Pour ces grandes souffrances de mon peuple, et en particulier pour la tragédie des prisonniers, raison de cette lettre, je me suis adressé à vous, Président d'un pays sans lequel on ne peut comprendre l'histoire de la liberté humaine. Bénéficiant d'influence en Albanie, comme en Yougoslavie, la France a les moyens d'entreprendre une action décisive pour ces gens enfermés, dont les heures sont interminables, comme celles des esclaves. Je m'adresse à vous, avec l'espoir, Monsieur le Président, que vous entreprendrez une démarche, qui donnera le signal d'une action plus ample pour pacifier l'atmosphère lourde de la douloureuse péninsule balkanique.

Avec ma haute considération.

I. Kadare

komaan, fans van Milosevic
by herman Wednesday January 16, 2002 at 08:00 AM

dit mag gelezen worden door de clowns en de afgerichte hondjes van het circus PRO Milosevic

Vraiment?
by red kitten Wednesday January 16, 2002 at 10:13 AM
redkitten@skynet.be

"[...]après avoir égorgé quelque 1 000 enfants de moins de cinq ans, comme l'a admis elle-même la presse serbe". On nous prend pour des con(nes?

De Staline à Chirac, l'inimitable Kadare
by Georges Thursday February 21, 2002 at 07:35 PM

Rassurez-vous, M. Kadare, le nombre de prisonniers albanais en Serbie est parfaitement connu par la Croix-Rouge internationale qui les visite régulièrement dans leurs 'camps hitlériens de Milosevic'. En attendant que vous vous renseigniez à la Croix-Rouge, sachez déjà que l'été dernier, leur nombre était évalué à une centaine par Mme Husarka, passionaria de l'International Crisis Group (in Herald Tribune du 1/08/01), un "think tank" promouvant les interventions US aux 4 coins du monde et dont le président d'honneur est le général W. Clark, celui qui dirigea le bombardement aérien du Kosovo et du reste de la Serbie en 1999. Pour compléter votre information, sachez aussi que les quelques dizaines de Kosovars albanais encore détenus aujourd'hui ont tous été condamnés pour participation à des meurtres avant ou pendant les bombardements de l'OTAN.

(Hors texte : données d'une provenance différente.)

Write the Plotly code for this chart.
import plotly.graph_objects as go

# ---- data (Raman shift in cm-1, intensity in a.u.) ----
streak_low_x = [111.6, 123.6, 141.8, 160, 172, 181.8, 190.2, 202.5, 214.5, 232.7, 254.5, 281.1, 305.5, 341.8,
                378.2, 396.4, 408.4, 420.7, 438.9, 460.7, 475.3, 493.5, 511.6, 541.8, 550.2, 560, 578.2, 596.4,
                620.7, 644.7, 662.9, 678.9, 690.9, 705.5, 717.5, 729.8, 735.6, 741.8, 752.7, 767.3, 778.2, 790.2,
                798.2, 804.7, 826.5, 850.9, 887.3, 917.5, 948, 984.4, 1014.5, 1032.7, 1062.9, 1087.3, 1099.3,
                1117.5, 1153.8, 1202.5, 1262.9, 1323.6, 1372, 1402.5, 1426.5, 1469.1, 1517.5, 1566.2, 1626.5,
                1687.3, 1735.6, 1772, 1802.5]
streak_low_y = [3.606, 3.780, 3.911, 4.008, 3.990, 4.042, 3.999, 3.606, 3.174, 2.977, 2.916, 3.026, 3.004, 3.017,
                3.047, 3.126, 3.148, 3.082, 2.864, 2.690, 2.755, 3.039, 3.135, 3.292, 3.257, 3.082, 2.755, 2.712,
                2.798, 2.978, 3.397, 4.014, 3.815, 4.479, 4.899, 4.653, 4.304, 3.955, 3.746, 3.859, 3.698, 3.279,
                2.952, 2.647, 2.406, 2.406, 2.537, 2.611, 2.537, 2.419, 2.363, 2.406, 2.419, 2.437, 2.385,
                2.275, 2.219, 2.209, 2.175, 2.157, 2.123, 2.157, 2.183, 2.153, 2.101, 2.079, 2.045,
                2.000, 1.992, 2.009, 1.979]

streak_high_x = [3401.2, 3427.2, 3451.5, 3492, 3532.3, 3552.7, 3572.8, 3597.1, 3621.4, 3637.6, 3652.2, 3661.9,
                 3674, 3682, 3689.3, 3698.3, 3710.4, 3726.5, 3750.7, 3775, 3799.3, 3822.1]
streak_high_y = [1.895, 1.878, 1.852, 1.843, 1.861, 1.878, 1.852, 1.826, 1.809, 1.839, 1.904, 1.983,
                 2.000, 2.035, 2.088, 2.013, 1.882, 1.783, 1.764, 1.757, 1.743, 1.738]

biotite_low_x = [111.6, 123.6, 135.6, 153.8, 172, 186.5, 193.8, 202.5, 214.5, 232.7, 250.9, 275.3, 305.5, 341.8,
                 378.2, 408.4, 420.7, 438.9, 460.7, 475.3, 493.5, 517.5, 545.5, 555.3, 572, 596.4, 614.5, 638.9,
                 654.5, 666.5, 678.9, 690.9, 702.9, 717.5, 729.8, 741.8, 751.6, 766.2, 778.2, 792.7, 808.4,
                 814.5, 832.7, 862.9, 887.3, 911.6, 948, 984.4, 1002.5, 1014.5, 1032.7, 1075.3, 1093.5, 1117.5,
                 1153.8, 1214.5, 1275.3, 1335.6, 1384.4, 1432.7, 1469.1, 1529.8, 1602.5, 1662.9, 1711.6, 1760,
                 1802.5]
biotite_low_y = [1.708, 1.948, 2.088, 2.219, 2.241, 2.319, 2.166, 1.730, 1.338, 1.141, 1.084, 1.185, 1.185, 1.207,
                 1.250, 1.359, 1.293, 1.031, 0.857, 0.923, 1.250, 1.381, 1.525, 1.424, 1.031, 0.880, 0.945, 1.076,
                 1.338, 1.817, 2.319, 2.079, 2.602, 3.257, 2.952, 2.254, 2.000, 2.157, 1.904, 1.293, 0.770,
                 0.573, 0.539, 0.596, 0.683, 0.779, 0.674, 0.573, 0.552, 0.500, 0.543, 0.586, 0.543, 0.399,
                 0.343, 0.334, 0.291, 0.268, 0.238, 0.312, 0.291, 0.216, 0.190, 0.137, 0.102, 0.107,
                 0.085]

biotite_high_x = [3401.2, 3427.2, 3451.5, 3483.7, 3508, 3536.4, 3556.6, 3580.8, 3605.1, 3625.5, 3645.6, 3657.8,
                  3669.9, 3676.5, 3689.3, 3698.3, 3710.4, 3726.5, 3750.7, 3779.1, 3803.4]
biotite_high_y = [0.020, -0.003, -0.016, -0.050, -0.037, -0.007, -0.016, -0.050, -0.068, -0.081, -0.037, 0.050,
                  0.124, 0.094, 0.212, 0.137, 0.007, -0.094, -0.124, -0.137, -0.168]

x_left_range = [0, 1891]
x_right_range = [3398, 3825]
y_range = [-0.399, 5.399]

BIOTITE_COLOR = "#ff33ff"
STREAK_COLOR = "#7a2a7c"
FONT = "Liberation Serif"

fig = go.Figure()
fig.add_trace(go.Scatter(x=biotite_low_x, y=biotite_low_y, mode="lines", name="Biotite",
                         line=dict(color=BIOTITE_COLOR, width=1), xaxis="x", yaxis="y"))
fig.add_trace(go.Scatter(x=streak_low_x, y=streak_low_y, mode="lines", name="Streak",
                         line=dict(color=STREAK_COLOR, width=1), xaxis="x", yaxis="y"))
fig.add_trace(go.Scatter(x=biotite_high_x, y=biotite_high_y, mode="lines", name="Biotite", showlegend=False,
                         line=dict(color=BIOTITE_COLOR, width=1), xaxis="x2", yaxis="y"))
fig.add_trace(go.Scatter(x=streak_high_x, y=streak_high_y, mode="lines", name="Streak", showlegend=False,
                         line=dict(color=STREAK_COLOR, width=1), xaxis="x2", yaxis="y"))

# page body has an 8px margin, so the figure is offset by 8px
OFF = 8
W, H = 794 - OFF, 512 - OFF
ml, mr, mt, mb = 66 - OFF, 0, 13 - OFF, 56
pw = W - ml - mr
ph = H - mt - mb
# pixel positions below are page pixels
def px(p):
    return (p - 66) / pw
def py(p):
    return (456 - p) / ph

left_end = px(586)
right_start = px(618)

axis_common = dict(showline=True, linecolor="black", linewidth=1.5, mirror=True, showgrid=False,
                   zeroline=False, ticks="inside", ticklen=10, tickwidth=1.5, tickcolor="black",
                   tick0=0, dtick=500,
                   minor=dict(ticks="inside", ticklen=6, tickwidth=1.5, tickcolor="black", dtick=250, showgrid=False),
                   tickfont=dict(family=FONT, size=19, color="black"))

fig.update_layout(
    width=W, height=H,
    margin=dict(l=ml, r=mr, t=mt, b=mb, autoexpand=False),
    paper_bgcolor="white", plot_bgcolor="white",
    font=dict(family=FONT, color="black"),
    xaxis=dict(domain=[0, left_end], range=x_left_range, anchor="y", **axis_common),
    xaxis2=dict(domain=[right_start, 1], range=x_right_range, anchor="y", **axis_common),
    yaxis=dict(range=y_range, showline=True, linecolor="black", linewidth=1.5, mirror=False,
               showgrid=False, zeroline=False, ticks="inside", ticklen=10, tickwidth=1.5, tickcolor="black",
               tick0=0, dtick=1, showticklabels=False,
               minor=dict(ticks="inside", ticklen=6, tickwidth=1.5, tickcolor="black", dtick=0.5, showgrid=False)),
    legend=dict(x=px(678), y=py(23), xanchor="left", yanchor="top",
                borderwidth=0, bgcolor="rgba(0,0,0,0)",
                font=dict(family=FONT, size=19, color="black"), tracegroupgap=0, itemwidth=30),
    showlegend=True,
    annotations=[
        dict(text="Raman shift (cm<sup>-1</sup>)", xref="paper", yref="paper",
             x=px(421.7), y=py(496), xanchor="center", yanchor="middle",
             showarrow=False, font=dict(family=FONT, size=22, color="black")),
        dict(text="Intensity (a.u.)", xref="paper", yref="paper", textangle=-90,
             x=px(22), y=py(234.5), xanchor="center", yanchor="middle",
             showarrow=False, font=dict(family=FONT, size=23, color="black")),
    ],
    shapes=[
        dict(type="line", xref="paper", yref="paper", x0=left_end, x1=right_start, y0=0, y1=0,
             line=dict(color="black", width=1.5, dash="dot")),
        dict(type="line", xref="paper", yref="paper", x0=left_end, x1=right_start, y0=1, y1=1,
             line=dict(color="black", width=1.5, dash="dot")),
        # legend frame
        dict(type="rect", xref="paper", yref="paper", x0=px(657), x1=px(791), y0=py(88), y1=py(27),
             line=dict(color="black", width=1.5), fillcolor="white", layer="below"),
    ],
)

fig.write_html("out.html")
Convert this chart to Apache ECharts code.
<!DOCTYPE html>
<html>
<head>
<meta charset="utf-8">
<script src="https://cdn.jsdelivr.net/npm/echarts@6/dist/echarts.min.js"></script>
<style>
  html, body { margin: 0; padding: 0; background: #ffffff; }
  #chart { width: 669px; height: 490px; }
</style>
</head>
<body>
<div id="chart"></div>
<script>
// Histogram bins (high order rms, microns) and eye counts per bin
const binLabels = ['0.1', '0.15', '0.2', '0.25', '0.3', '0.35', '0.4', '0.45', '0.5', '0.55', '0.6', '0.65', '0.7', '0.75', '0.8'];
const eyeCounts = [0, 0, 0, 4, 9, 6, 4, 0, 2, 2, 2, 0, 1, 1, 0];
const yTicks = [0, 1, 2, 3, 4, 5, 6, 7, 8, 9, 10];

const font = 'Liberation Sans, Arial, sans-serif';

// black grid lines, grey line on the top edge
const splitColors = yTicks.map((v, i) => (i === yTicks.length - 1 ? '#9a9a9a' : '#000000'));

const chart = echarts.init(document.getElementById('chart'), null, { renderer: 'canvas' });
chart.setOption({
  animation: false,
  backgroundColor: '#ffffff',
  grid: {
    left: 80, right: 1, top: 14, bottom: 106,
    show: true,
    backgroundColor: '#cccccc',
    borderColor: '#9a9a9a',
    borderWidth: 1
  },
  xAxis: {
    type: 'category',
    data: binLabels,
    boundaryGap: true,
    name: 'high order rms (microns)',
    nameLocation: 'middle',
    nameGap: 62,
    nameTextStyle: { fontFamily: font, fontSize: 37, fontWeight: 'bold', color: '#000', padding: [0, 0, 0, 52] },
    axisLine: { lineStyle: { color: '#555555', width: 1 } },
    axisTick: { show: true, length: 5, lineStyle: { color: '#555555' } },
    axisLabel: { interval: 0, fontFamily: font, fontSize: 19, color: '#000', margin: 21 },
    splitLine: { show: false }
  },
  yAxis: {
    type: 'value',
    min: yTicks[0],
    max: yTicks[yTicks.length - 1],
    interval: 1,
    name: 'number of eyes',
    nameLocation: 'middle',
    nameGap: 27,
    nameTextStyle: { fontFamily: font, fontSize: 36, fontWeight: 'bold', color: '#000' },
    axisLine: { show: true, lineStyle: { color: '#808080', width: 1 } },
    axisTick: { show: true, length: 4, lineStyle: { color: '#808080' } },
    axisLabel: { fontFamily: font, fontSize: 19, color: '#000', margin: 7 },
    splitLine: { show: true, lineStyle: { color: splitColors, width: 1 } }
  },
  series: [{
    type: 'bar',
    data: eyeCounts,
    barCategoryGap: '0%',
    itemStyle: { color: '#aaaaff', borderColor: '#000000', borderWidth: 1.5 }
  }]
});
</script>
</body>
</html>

A propos, pourquoi n'interviedriez-vous pas également auprès de la Belgique, qui emprisonne (pour divers motifs futiles, en particulier drogue et proxénétisme) un bien plus grand nombre de Kosovars albanais que la Serbie ? Je vous suggère également d'user de votre influence morale auprès de vos frères du Kosovo pour faire la lumière sur le sort des (au moins) 1500 civils serbes et roms enlevés par l'UCK (cette milice armée et formée par les réseaux Al-Qaeda et les services secrets allemands et US, et financée par le trafic d'héroïne), depuis la fin des bombardements et le déploiement des soldats de l'OTAN au Kosovo. Ces "disparus" ne sont visités ni par la Croix-Rouge ni par personne, et nul ne les a revus, morts ou vifs, depuis leur enlèvement.

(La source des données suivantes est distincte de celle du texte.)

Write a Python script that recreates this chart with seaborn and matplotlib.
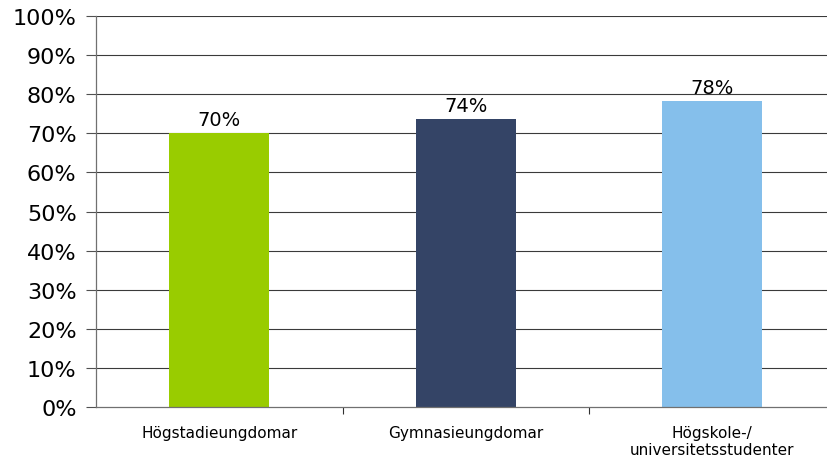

Enfin, Mr Kadare, je me réjouis que vous fassiez preuve de tant de confiance envers notre bon président Chirac. Après avoir incommensurément vénéré Enver Hoxha, Staline, Mao, et votre spectaculaire reconversion pro-américaine peu avant la chute du mur de Berlin, cette correspondance réchauffe notre âme ouest-européenne et francophile. Et comble de l'habileté, vous parvenez à publier votre lettre, louant "l'espace occidental, à l'avant-garde de la lutte pour un nouveau monde démocratique et moral", sur le principal site "altermondialiste" de Belgique ! Vous êtes vraiment très fort, M. Kadare. Ceux qui vous traîtent d'opportuniste de bas étage ne sont décidément que d'irrécupérables goujats.

commentaire
by Fatos Z. Tuesday February 26, 2002 at 02:31 PM
Fatos_z@yahoo.fr

Je voudrais réagir par rapport à cet article et partager l'inquiétude de Monsieur Kadaré sur le sort des prisonniers politiques ou pour mieux dire des otages de guerre kosovars enfermés par le pouvoir fasciste de Milosevic, un pouvoir qui, faut-il le rappeler, a détruit pendant plus d'une décennie les Balkans. Il est étonnant de constater que ceux qui ont remplacé ce pouvoir fasciste, ne fassent rien pour la libération de ces gens enlevés de leurs familles de façon scandaleuse. En les gardant enfermés, le nouveau pouvoir de Belgrade, soi-disant démocratique, continue l'oeuvre de Milosevic et montre que si sa politique n'est pas aussi sanglante que celle de Milosevic, elle n'est pas moins nationaliste et moins méprisante envers les autres peuples de la région.